After our D&D session, Eric, Thomas and I discussed skill challenges for a while. I have forgotten much of what we said, but of course I remember what I brought up. During a skill challenge as Thomas has been running them, I have no support from the System to help me set up a mini story arc for skill challenge narration.
Specifically, from play, we found a bunch of hobgoblin ghosts and were attempting a skill challenge to get them to peacefully convert one member of our party into a Dark Pact Warlock instead of attacking us. We talked them down, demonstrated magical proficiency, gave "character references", etc. At one point David repeated several times "And let's make one final Diplomacy check..." (emphasis on final). But here's the thing - we, the players, had no way of knowing that any given roll could or would be the final roll. The DM did not reveal length (4 successes before 2 failures? Who knows.), DCs, or technically even results of rolls, though in general it is easy to tell based on narration whether a roll succeeded or not.
Also from play, we were trying to set up a base of operations in the dungeon which would allow an extended rest. IMO one excellent way to do this would be some setup with rolls to make traps and misdirection, then a roll or two about exciting solutions to specific situations, then whenever there is just one success needed, an Endurance roll to successfully keep watch while still getting an extended rest. Success is a perfect falling action, failure that also fails the challenge is a perfect lead-in to an encounter, and failure that doesn't fail the challenge is perfect for a climactic final roll or two.
Contrast this to our PTA game which specifies story arcs across sessions, where anyone can look over and see that the Producer has X budget left and there's Y fanmail out so we know how close to the session climax we are, and where there's not a seemingly arbitrary endpoint so every individual arc within a session can be manipulated to the players' will. Of course PTA is all about narration making great arcs, but skill challenges should be better.
How can they be fixed? I see a couple of methods of fixing our System. One is for the DM to not announce when a skill challenge is complete. This allows the players to narrate and roll however we like, making as pretty an arc as we like, and the "wasted rolls" after the challenge was complete are a small price to pay for a better narration. Of course it's not clear what happens if we finish before the challenge does.
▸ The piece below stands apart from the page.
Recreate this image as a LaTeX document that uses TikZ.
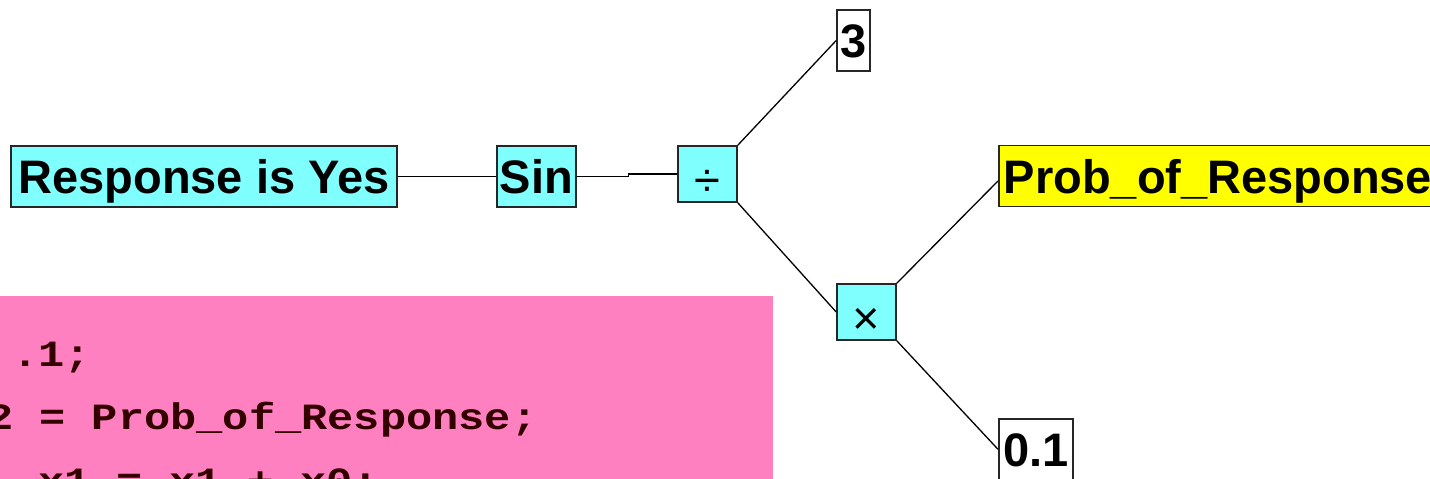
\documentclass[tikz,border=0pt]{standalone}
\usepackage{fontspec}
\setmainfont{Liberation Sans}
\newfontfamily\codefont[FakeStretch=1.18]{Liberation Mono}
\usepackage{tikz}
\definecolor{opcyan}{HTML}{80FFFF}
\definecolor{varyellow}{HTML}{FFFF00}
\definecolor{codepink}{HTML}{FF80C0}
\definecolor{codeink}{HTML}{330000}

\begin{document}
\begin{tikzpicture}[x=1pt,y=-1pt,
    treenode/.style={draw=black!85, line width=1.6pt, inner sep=0pt, minimum height=61pt,
      text height=34pt, text depth=0pt, font=\fontsize{47}{50}\selectfont\bfseries},
    opnode/.style={treenode, fill=opcyan},
    signnode/.style={opnode, minimum width=59pt, minimum height=56pt, font=\fontsize{47}{50}\selectfont\mdseries},
    varnode/.style={treenode, fill=varyellow, inner xsep=5pt},
    constnode/.style={treenode, fill=white},
    codeline/.style={inner sep=0pt, text=codeink, font=\codefont\fontsize{37}{40}\selectfont\bfseries},
    wire/.style={draw=black, line width=1.3pt}]
  \useasboundingbox (0,0) rectangle (1430,479);
  \clip (0,0) rectangle (1430,479);
  % code panel
  \fill[codepink] (0,296) rectangle (773,490);
  \node[codeline, anchor=base west] (codeA) at (12,366) {.1;};
  \node[codeline, anchor=base west] (codeB) at (-13,429) {2 = Prob\_of\_Response;};
  \node[codeline, anchor=base west] (codeC) at (38,493) {x1 = x1 + x0;};
  % tree
  \node[opnode, minimum width=386pt] (resp) at (204,176.5) {Response is Yes};
  \node[opnode, minimum width=79pt] (sin) at (536.5,176.5) {Sin};
  \node[signnode] (div) at (707.5,174) {\raisebox{-5pt}{÷}};
  \node[constnode, minimum width=33pt] (three) at (853.5,40.5) {3};
  \node[signnode] (mul) at (866.5,312) {\raisebox{-5pt}{×}};
  \node[varnode, anchor=west] (prob) at (998,176) {Prob\_of\_Response};
  \node[constnode, minimum width=74pt, anchor=north west] (zero) at (998,418) {0.1};
  \draw[wire] (resp) -- (sin);
  \draw[wire] (sin.east) -- ++(52,0) |- (div.west);
  \draw[wire] (div.north east) -- (three.west);
  \draw[wire] (div.south east) -- (mul.west);
  \draw[wire] (mul.north east) -- ([yshift=-5pt]prob.west);
  \draw[wire] (mul.south east) -- (zero.west);
\end{tikzpicture}
\end{document}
Another method is for the DM to reveal the scale of the challenge (4/2, etc.) and keep a public running tally of successes and failures. This should be enough for the players to set up pacing appropriately, even without knowing DCs. Maybe knowing DCs is better too, but I'm looking for a minimalistic set of changes to our current System because I love minimalistic changes.
Finally, in a few weeks I'll be GMing a Burning Wheel game. Are there any problems with story arcs that I need to be aware of and give the non-GM players good solutions to? I can't think of any, everything is open, so the only potential problems are the mechanics constraining an arc in some way that everyone at the table misses before it happens. If a problem like that exists then by definition I've missed it thus far.